Representation of model assessment using results from classification of validation data with known outcomes (true status) and model predictions (predicted status) using the example of a classification variable with two potential outcomes (defined as event and nonevent).

Evaluating all aspects of final model performance is necessary to get a true picture of how the model could be used in the field. For example, in a paper using a classifier to predict mounting behavior in bulls, one of the classifier models had a sensitivity of 86.6% and specificity of 77.8% (Abell et al., 2017). These are not unreasonable characteristics for a predictive test; however, the results must be considered in the context of the specific situation. Mounting events are exceedingly rare when compared as a relative proportion of time (0.6% of data in this case). Thus, the negative predictive value of this model was 99.9% meaning that when the model predicted a mounting event was not occurring it was correct 99.9% of the time. Conversely, due to the rare nature of the predicted outcome, the positive predictive value was 2.6% or rather positive predictions were only correct 2.6% of the time. Evaluating the positive and negative predictive values of the model is critical to determine the final accuracy in a field environment.

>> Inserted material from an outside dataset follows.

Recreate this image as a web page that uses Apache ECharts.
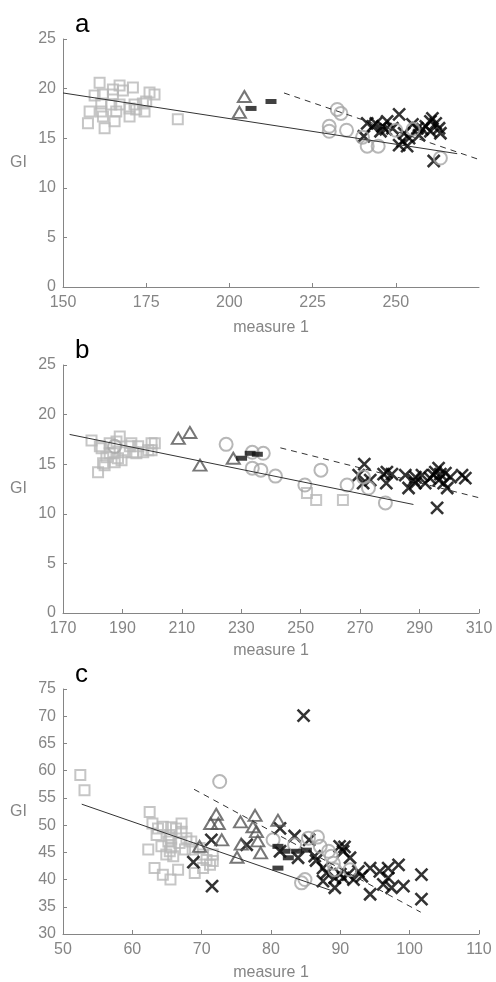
<!DOCTYPE html>
<html>
<head>
<meta charset="utf-8">
<script src="https://cdn.jsdelivr.net/npm/echarts@6/dist/echarts.min.js"></script>
<style>
  html, body { margin: 0; padding: 0; background: #fff; }
  #root { width: 496px; height: 982px; }
</style>
</head>
<body>
<div id="root"></div>
<script>
// ---- data ----
const panelLetters = ['a', 'b', 'c'];
const xTicks = [[150, 275, 25], [170, 310, 20], [50, 110, 10]];
const yTicks = [[0, 25, 5], [0, 25, 5], [30, 75, 5]];
// fit lines run a little past the right end of the x axis
const xFitMax = [285, 320, 110];

const aSquares = [[161,20.6],[167,20.3],[171,20.1],[165,19.9],[168,19.8],[176,19.6],[177.5,19.4],[159.5,19.3],[162,19.4],[165,19.4],[175,18.7],[161.5,18.5],[164.5,18.4],[167,18.4],[171.5,18.4],[174,18.5],[158,17.7],[161.5,17.7],[166,17.7],[170,18.0],[172,17.9],[174.5,17.7],[170,17.2],[162,17.2],[165.5,16.7],[157.5,16.5],[162.5,16.0],[184.5,16.9]];
const aTriangles = [[204.5,19.2],[203,17.6]];
const aBars = [[206.5,18.0],[212.5,18.7]];
const aCircles = [[232.4,17.9],[233.5,17.5],[230,16.2],[230,15.7],[235.2,15.8],[240,15.1],[241.4,14.2],[244.7,14.2],[250,15.8],[255.2,15.9],[263.4,13.0]];
const aCrosses = [[241.4,16.5],[240.4,15.2],[244,16.5],[246,16.2],[247.4,16.7],[245.4,15.7],[251,17.4],[252,14.7],[251,14.3],[253.4,14.2],[254,15.0],[259,16.2],[260.4,16.7],[262,16.5],[263,16.0],[263.4,15.5],[260.4,15.7],[261.4,12.7],[258,15.9],[256.5,16.0],[255,16.4],[261,17.0],[247,15.9],[249,16.0],[257,15.3],[252.5,15.5],[243,16.2]];
const aFit = [[150,19.56],[272.9,13.44]];
const aFitDashed = [[218.9,19.56],[279.9,12.83]];

const bSquares = [[179.6,17.4],[181.8,14.2],[184,14.9],[183,16.6],[185.7,17.1],[189.1,17.8],[189.7,15.4],[187.4,15.2],[193,17.1],[195.3,16.8],[197,16.2],[199.8,17.1],[199.8,16.4],[185.7,16.1],[184.6,15.7],[190.8,16.2],[193.6,16.2],[188.5,15.6],[192.5,16.8],[194.7,16.1],[198.7,16.4],[186.9,16.1],[182.4,16.8],[200.9,17.1],[183.5,15.1],[188,17.3],[252.1,12.1],[255.2,11.4],[264.2,11.4]];
const bTriangles = [[208.8,17.6],[212.7,18.2],[216.1,14.9],[227.3,15.6]];
const bBars = [[230.1,15.6],[233,16.1],[235.4,16.0]];
const bCircles = [[187.4,16.8],[224.9,17.0],[233.7,16.2],[237.4,16.1],[233.7,14.6],[236.6,14.4],[241.5,13.8],[251.4,12.9],[256.8,14.4],[265.6,12.9],[271.1,13.7],[272.8,12.6],[278.5,11.1]];
const bCrosses = [[271.4,15.0],[269.5,13.9],[273.4,13.4],[277.9,14.0],[278.8,13.1],[279,14.2],[280.7,14.0],[285.2,13.9],[286.3,12.6],[288,13.4],[288.6,13.7],[290.8,13.9],[291.9,13.1],[294.7,13.9],[295.3,14.2],[297,14.0],[295.9,10.6],[298.1,13.1],[299.3,12.6],[300.4,13.7],[305.4,13.6],[304.3,13.9],[296.4,14.6],[298.7,14.1],[288.6,13.1],[271,13.1],[293.5,13.6],[296.5,13.4]];
const bFit = [[172.3,18.0],[291.4,10.94]];
const bFitDashed = [[245.3,16.65],[314.4,11.6]];

const cSquares = [[52.5,59.2],[53.1,56.4],[62.5,52.4],[62.9,50.3],[63.7,49.4],[64.4,49.7],[62.3,45.5],[63.2,42.1],[64.4,40.9],[65.5,40.0],[66.6,41.8],[69,41.2],[63.5,48.2],[64.2,46.1],[65.2,47.0],[65.4,45.2],[65.9,44.3],[66.3,49.4],[67.1,48.8],[65.6,47.5],[66.8,46.7],[67.8,47.6],[68.5,47.0],[69.7,45.8],[70.2,44.6],[70.7,43.6],[71.6,44.6],[71.6,43.4],[71.2,42.7],[70.2,42.1],[64.9,44.6],[65.6,45.9],[67.6,45.5],[65.4,48.2],[67.1,50.3],[65.6,49.6],[68.7,45.5]];
const cTriangles = [[72.1,52.0],[71.3,50.3],[72.4,50.3],[72.9,47.3],[69.7,46.1],[75.1,44.1],[75.6,50.6],[77.4,49.7],[77.7,51.8],[77.9,48.8],[78.1,47.1],[78.5,44.9],[75.7,46.5],[81,50.9]];
const cBars = [[81,46.1],[82,45.2],[82.5,44.0],[83.7,45.2],[85.1,45.4],[81,42.1]];
const cCircles = [[72.6,58.0],[80.3,47.3],[83.4,46.4],[85.4,47.6],[86.7,47.8],[87.1,46.1],[88.3,45.2],[88.7,44.3],[89,43.0],[89.2,41.8],[91.4,41.8],[84.4,39.4],[84.9,40.0]];
const cCrosses = [[84.7,70.1],[68.8,43.2],[71.5,38.8],[71.4,47.3],[76.5,46.4],[81.3,49.4],[83.4,48.0],[81.3,45.2],[83.9,44.0],[86.3,44.3],[87.5,42.1],[87.5,39.7],[89.2,38.5],[89.9,46.1],[90.4,45.2],[91.4,44.0],[90.4,40.3],[91.1,40.9],[92.6,41.5],[93.1,40.6],[94.3,42.1],[94.3,37.3],[95.7,41.5],[96.2,39.1],[96.9,42.1],[96.9,40.3],[97.4,38.5],[98.4,42.7],[99.1,38.8],[101.7,40.9],[101.7,36.4],[89.2,40.3],[88,41.2],[91.9,40.0],[90.6,46.0],[85.5,47.3],[86.5,43.5],[90,41]];
const cFit = [[52.7,54.1],[89,38.3]];
const cFitDashed = [[68.9,56.8],[101.6,34.5]];

const panels = [
  { squares: aSquares, triangles: aTriangles, bars: aBars, circles: aCircles, crosses: aCrosses, fit: aFit, fitDashed: aFitDashed },
  { squares: bSquares, triangles: bTriangles, bars: bBars, circles: bCircles, crosses: bCrosses, fit: bFit, fitDashed: bFitDashed },
  { squares: cSquares, triangles: cTriangles, bars: cBars, circles: cCircles, crosses: cCrosses, fit: cFit, fitDashed: cFitDashed }
];

// ---- layout ----
const gridTops = [39, 365, 689];
const xNameGaps = [33, 30, 31];
const gridLeft = 63;
const gridW = 416;
const gridH = 248;
const gray = '#858585';
const font = 'Liberation Sans, Helvetica, Arial, sans-serif';

const chart = echarts.init(document.getElementById('root'), null, { renderer: 'canvas' });

const grids = [], xAxes = [], yAxes = [], series = [], graphics = [];

panels.forEach((p, i) => {
  const g = i * 2;       // visible grid
  const gFit = g + 1;    // wider, hidden grid with the same scale, for the fit lines
  const [xmin, xmax, xstep] = xTicks[i];
  const [ymin, ymax, ystep] = yTicks[i];

  grids.push({ left: gridLeft, top: gridTops[i], width: gridW, height: gridH });
  grids.push({ left: gridLeft, top: gridTops[i], width: gridW * (xFitMax[i] - xmin) / (xmax - xmin), height: gridH });

  xAxes.push({
    gridIndex: g, type: 'value', min: xmin, max: xmax, interval: xstep,
    name: 'measure 1', nameLocation: 'middle', nameGap: xNameGaps[i],
    nameTextStyle: { color: gray, fontSize: 16, fontFamily: font },
    axisLine: { show: true, lineStyle: { color: gray, width: 1 } },
    axisTick: { show: true, inside: true, length: 4, lineStyle: { color: gray } },
    axisLabel: { color: gray, fontSize: 16, fontFamily: font, margin: 8, showMaxLabel: i !== 0 },
    splitLine: { show: false }
  });
  xAxes.push({ gridIndex: gFit, type: 'value', min: xmin, max: xFitMax[i], show: false });

  yAxes.push({
    gridIndex: g, type: 'value', min: ymin, max: ymax, interval: ystep,
    name: 'GI', nameLocation: 'middle', nameRotate: 0, nameGap: 36,
    nameTextStyle: { color: gray, fontSize: 16, fontFamily: font },
    axisLine: { show: true, lineStyle: { color: gray, width: 1 } },
    axisTick: { show: true, inside: true, length: 4, lineStyle: { color: gray } },
    axisLabel: { color: gray, fontSize: 16, fontFamily: font, margin: 7 },
    splitLine: { show: false }
  });
  yAxes.push({ gridIndex: gFit, type: 'value', min: ymin, max: ymax, show: false });

  const base = { type: 'scatter', xAxisIndex: g, yAxisIndex: g, silent: true, animation: false };
  series.push(Object.assign({}, base, {
    data: p.squares, symbol: 'rect', symbolSize: 10,
    itemStyle: { color: 'rgba(0,0,0,0)', borderColor: '#b8b8b8', borderWidth: 2 }
  }));
  series.push(Object.assign({}, base, {
    data: p.crosses, symbol: 'path://M0 0L10 10M10 0L0 10', symbolSize: 12,
    itemStyle: { color: 'rgba(0,0,0,0)', borderColor: '#000000', borderWidth: 2.6 }
  }));
  series.push(Object.assign({}, base, {
    data: p.circles, symbol: 'circle', symbolSize: 13,
    itemStyle: { color: 'rgba(0,0,0,0)', borderColor: '#a5a5a5', borderWidth: 2 }
  }));
  series.push(Object.assign({}, base, {
    data: p.triangles, symbol: 'triangle', symbolSize: [13, 11],
    itemStyle: { color: 'rgba(0,0,0,0)', borderColor: '#555555', borderWidth: 2 }
  }));
  series.push(Object.assign({}, base, {
    data: p.bars, symbol: 'rect', symbolSize: [11, 5],
    itemStyle: { color: '#111111' }
  }));
  series.push({
    type: 'line', xAxisIndex: gFit, yAxisIndex: gFit, data: p.fit, symbol: 'none',
    silent: true, animation: false,
    lineStyle: { color: '#333333', width: 1 }
  });
  series.push({
    type: 'line', xAxisIndex: gFit, yAxisIndex: gFit, data: p.fitDashed, symbol: 'none',
    silent: true, animation: false,
    lineStyle: { color: '#333333', width: 1, type: [6, 5] }
  });

  graphics.push({
    type: 'text', left: 75, top: gridTops[i] - 27,
    style: { text: panelLetters[i], fill: '#000', font: '26px ' + font }
  });
});

const option = {
  backgroundColor: '#ffffff',
  animation: false,
  grid: grids,
  xAxis: xAxes,
  yAxis: yAxes,
  series: series,
  graphic: graphics
};
chart.setOption(option);
</script>
</body>
</html>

LIMITATIONS OF PREDICTIVE MODELING

Big data can be used to generate a variety of predictive models with the goal of employing these predictive algorithms in future decisions. As the models were generated on a single dataset, this predictive analytic framework is susceptible to many of the challenges inherent in any retrospective data analysis including bias and limited external validity. The models are generated from a single data set; therefore, the utility of predictive models is directly linked to how representative the training, revising, and validation/test data subsets are of future data to be evaluated by the models. Bias is any factor that could systematically influence the outcome away from the truth (White et al., 2016), and big data do not inherently overcome bias. If data are biased when building and assessing the models, the outcomes and predictions will also be biased toward the initial dataset. There is not a statistical or mathematical test for potential bias caused by variables that were not collected or included into the dataset. As predictive analytics are often performed on retrospective analysis, the scientist performing the evaluation is key in identifying potential sources of bias. Optimal outcomes from predictive analytic analysis of big data are contingent on utilizing an unbiased, representative data set to generate the classification models.

SUMMARY AND CONCLUSIONS

Big data in livestock production systems may be generated by operational data acquisition or through use of remote livestock monitoring technology. The predictive analytic framework can be applied in a systematic manner to create information from these data to enhance decision making for livestock production, health and welfare. Defining a target variable is similar to generating the hypothesis in live-animal experimental design and this variable influences the data management and type of models selected for analysis. Data partitioning allows a single dataset to be used for building, refining, and assessing model performance. The predictive analytic framework concludes with final model assessment and provides an evaluation of the accuracy of predictions including expected likelihood of finding events and nonevents as defined by the target variable. The predictive analytic framework provides a systematic methodology for evaluating big data to enhance livestock decision making and promote precision animal management.

Based on a presentation at the Big Data Analytics and Precision Animal Agriculture Symposium entitled “Data to decisions from remote cattle monitoring” held at the 2017 ASAS-CSAS Annual Meeting, July 12, 2017, Baltimore, MD.